Table – A simple tracking plan for influencer and creator-driven email
Email tests get more powerful when you can tie outcomes to creator activity and paid amplification. That means consistent UTMs, clear definitions, and a plan for how you will attribute results.
| What you are measuring | How to track it | Example | Why it matters for decisions |
|---|---|---|---|
| Creator recruitment replies | Unique reply-to tags or CRM stage | Stage: “Interested – needs rate” | Optimizes outreach copy and qualification |
| Clicks to landing page | UTM parameters | utm_source=email&utm_medium=outreach&utm_campaign=creator_april | Connects email variant to site behavior |
| Purchases from email | Analytics conversion + UTMs | Revenue per recipient by variant | Lets you pick winners on profit, not clicks |
| Whitelisting approvals | Form completion or e-sign tracking | Approval rate per email variant | Improves paid amplification pipeline speed |
| Usage rights acceptance | Contract clause acceptance logged in CRM | Accepted: 30 days paid social usage | Reduces renegotiation and delays |
Practical takeaway – if you cannot measure conversions yet, at least standardize UTMs and track reply quality. “More replies” is not a win if they are unqualified.
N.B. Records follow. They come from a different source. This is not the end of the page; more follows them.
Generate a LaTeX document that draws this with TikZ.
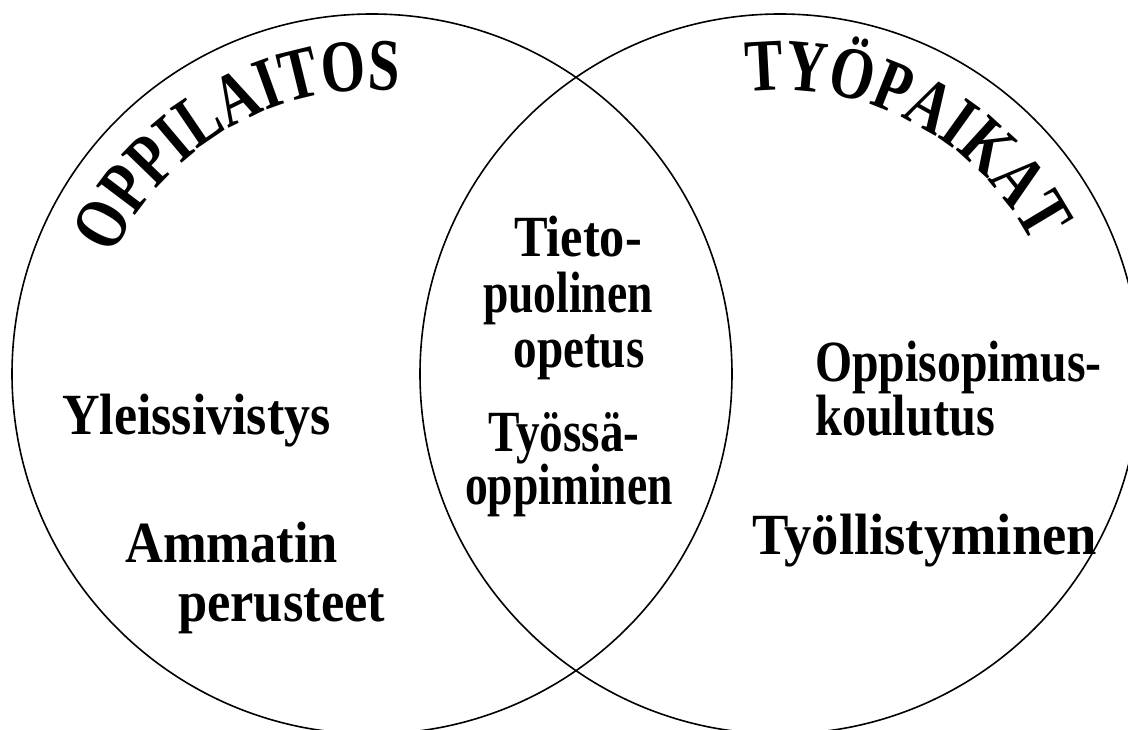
\documentclass[tikz,border=0pt]{standalone}
\usepackage{fontspec}
\setmainfont{Liberation Serif}
\newfontfamily\arcfamily{Liberation Serif}[FakeStretch=0.77]
\usetikzlibrary{decorations.text}
\tikzset{
  ring/.style={draw, circle, minimum size=720pt, inner sep=0pt, line width=1.6pt},
  lbl/.style={inner sep=0pt, font=\bfseries\fontsize{53}{60}\selectfont},
}
\newcommand{\curvefont}{\arcfamily\bfseries\fontsize{74}{76}\selectfont}
\newcommand{\lab}[2]{\scalebox{#1}[1.1]{#2}}
\begin{document}
\begin{tikzpicture}[x=1pt,y=1pt]
\useasboundingbox (0,0) rectangle (1128,729);
\node[ring] (L) at (372,355) {};
\node[ring] (R) at (780,355) {};
\path[decorate, decoration={text along path, text={|\curvefont|OPPILAITOS}, text align=center}]
  (L.center) ++(165:284) arc[start angle=165, end angle=75, radius=284];
\path[decorate, decoration={text along path, text={|\curvefont|TYÖPAIKAT}, text align=center}]
  (R.center) ++(107:284) arc[start angle=107, end angle=17, radius=284];
\node[lbl, anchor=base] (tieto) at (578,472) {\lab{0.95}{Tieto-}};
\node[lbl, anchor=base] (puol) at (568,416) {\lab{0.86}{puolinen}};
\node[lbl, anchor=base] (opet) at (579,361) {\lab{0.89}{opetus}};
\node[lbl, anchor=base] (tyossa) at (564,277) {\lab{0.89}{Työssä-}};
\node[lbl, anchor=base] (oppim) at (569,224) {\lab{0.86}{oppiminen}};
\node[lbl, anchor=base west] (yleis) at (62,294) {\lab{0.98}{Yleissivistys}};
\node[lbl, anchor=base west] (amm) at (125,166) {\lab{0.99}{Ammatin}};
\node[lbl, anchor=base west] (perus) at (178,107) {\lab{0.99}{perusteet}};
\node[lbl, anchor=base west] (oppis) at (815,347) {\lab{0.9}{Oppisopimus-}};
\node[lbl, anchor=base west] (koul) at (815,293) {\lab{0.91}{koulutus}};
\node[lbl, anchor=base west] (tyoll) at (752,174) {\lab{1.03}{Työllistyminen}};
\end{tikzpicture}
\end{document}
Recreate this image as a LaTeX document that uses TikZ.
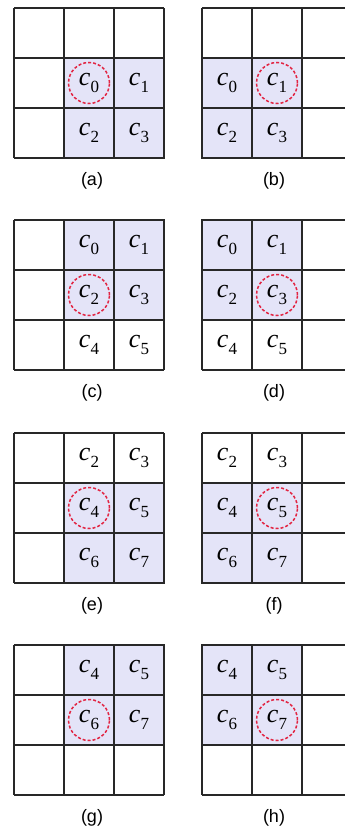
\documentclass[tikz,border=0pt]{standalone}
\usepackage{fontspec}
\setmainfont{Liberation Serif}
\setsansfont{Liberation Sans}
\definecolor{cellfill}{RGB}{228,228,248}
\definecolor{ringred}{RGB}{226,36,66}
\definecolor{gridgray}{RGB}{40,40,40}
\newcommand{\cc}[1]{\textit{c}\raisebox{-7pt}{\fontsize{17}{17}\selectfont #1}}
\tikzset{
	gridline/.style={draw=gridgray, line width=1.2pt},
	blockline/.style={draw=gridgray, line width=1.8pt},
	cellname/.style={font=\fontsize{26}{26}\selectfont, inner sep=0pt},
	pick/.style={circle, draw=ringred, line width=1.5pt, dash pattern=on 3pt off 2pt, minimum size=41pt},
	caption/.style={font=\sffamily\fontsize{18}{18}\selectfont},
}
\begin{document}
\begin{tikzpicture}[x=1pt,y=-1pt]
\useasboundingbox (0,0) rectangle (345,833);
\clip (0,0) rectangle (345,833);
\foreach \x/\y in {64/58,202/58,64/220,202/220,64/483,202/483,64/645,202/645}
	\fill[cellfill] (\x,\y) rectangle ++(100,100);
\foreach \px/\py/\lab/\lx in {14/8/a/92,202/8/b/274,14/220/c/92,202/220/d/274,14/433/e/92,202/433/f/274,14/645/g/92,202/645/h/274}{
	\foreach \k in {0,50,100,150}{
		\draw[gridline] (\px+\k,\py) -- (\px+\k,\py+150);
		\draw[gridline] (\px,\py+\k) -- (\px+150,\py+\k);
	}
	\node[caption] (cap\lab) at (\lx,\py+173) {(\lab)};
}
\foreach \x/\y in {64/58,202/58,64/220,202/220,64/483,202/483,64/645,202/645}
	\draw[blockline] (\x,\y) rectangle ++(100,100);
\node[cellname,pick] (a0) at (89,83) {\cc{0}};
\foreach \n/\x/\y in {1/139/83,2/89/133,3/139/133}
	\node[cellname] (a\n) at (\x,\y) {\cc{\n}};
\node[cellname,pick] (b1) at (277,83) {\cc{1}};
\foreach \n/\x/\y in {0/227/83,2/227/133,3/277/133}
	\node[cellname] (b\n) at (\x,\y) {\cc{\n}};
\node[cellname,pick] (c2) at (89,295) {\cc{2}};
\foreach \n/\x/\y in {0/89/245,1/139/245,3/139/295,4/89/345,5/139/345}
	\node[cellname] (c\n) at (\x,\y) {\cc{\n}};
\node[cellname,pick] (d3) at (277,295) {\cc{3}};
\foreach \n/\x/\y in {0/227/245,1/277/245,2/227/295,4/227/345,5/277/345}
	\node[cellname] (d\n) at (\x,\y) {\cc{\n}};
\node[cellname,pick] (e4) at (89,508) {\cc{4}};
\foreach \n/\x/\y in {2/89/458,3/139/458,5/139/508,6/89/558,7/139/558}
	\node[cellname] (e\n) at (\x,\y) {\cc{\n}};
\node[cellname,pick] (f5) at (277,508) {\cc{5}};
\foreach \n/\x/\y in {2/227/458,3/277/458,4/227/508,6/227/558,7/277/558}
	\node[cellname] (f\n) at (\x,\y) {\cc{\n}};
\node[cellname,pick] (g6) at (89,720) {\cc{6}};
\foreach \n/\x/\y in {4/89/670,5/139/670,7/139/720}
	\node[cellname] (g\n) at (\x,\y) {\cc{\n}};
\node[cellname,pick] (h7) at (277,720) {\cc{7}};
\foreach \n/\x/\y in {4/227/670,5/277/670,6/227/720}
	\node[cellname] (h\n) at (\x,\y) {\cc{\n}};
\end{tikzpicture}
\end{document}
Common mistakes that make A B tests useless
Most failed tests are not about bad ideas, they are about messy execution. Fortunately, these mistakes are easy to prevent with a short checklist.
- Testing multiple variables at once – you will not know what caused the change.
- Changing the audience mid-test – list growth or a new segment can skew results.
- Calling the test too early – early opens can mislead, especially across time zones.
- Ignoring deliverability – a “winning” subject line is meaningless if it triggers spam filters.
- Optimizing for opens only – you can increase opens with vague subject lines and still lose revenue.
- No documentation – teams repeat the same tests because nobody wrote down outcomes.
Practical takeaway – if you are tempted to stop early, wait one more day and check whether the lead changed. Consistency beats adrenaline.
Best practices – a checklist you can run every time
Once you have the basics, these practices help you scale testing without burning your list. They also make results easier to share with stakeholders who want quick answers.
- Keep variants meaningfully different – tiny tweaks often produce tiny, noisy differences.
- Use a holdout when possible – for big lists, keep 5% to 10% untested to measure baseline.
- Segment intentionally – test separately for new subscribers vs. loyal customers, or cold creators vs. warm creators.
- Align email and landing page – message mismatch kills conversion rate and hides the real winner.
- Respect compliance – include required disclosures and unsubscribe mechanisms, and keep consent practices clean.
For compliance and consent basics, review the FTC’s guidance on advertising disclosures: FTC advertising and marketing guidance.
Practical takeaway – build a pre-send checklist that includes tracking links, segment definition, and a quick compliance scan. It prevents “test invalid” postmortems.
Putting it into practice – a 14-day test plan for real teams
Here is a realistic cadence that fits into a busy marketing calendar. It assumes you send at least weekly and have enough volume to learn quickly.
- Days 1 to 2 – audit last 5 sends: opens, CTR, conversions, unsubscribes. Pick the biggest bottleneck.
- Days 3 to 4 – write two variants and a test card. Decide the primary metric and stop rules.
- Day 5 – run the test on a comparable segment. Lock other changes.
- Days 6 to 7 – wait for results to stabilize. Export performance by segment.
- Days 8 to 10 – apply the winner to the remaining audience or the next send.
- Days 11 to 14 – run a second test on the next bottleneck, not the same one.
If you want more practical measurement and campaign planning ideas that connect email to influencer workflows, browse the InfluencerDB Blog marketing guides and adapt the same discipline to creator outreach and post-campaign reporting.
Practical takeaway – treat testing like a queue. One test at a time, one decision at a time, and a written record of what changed.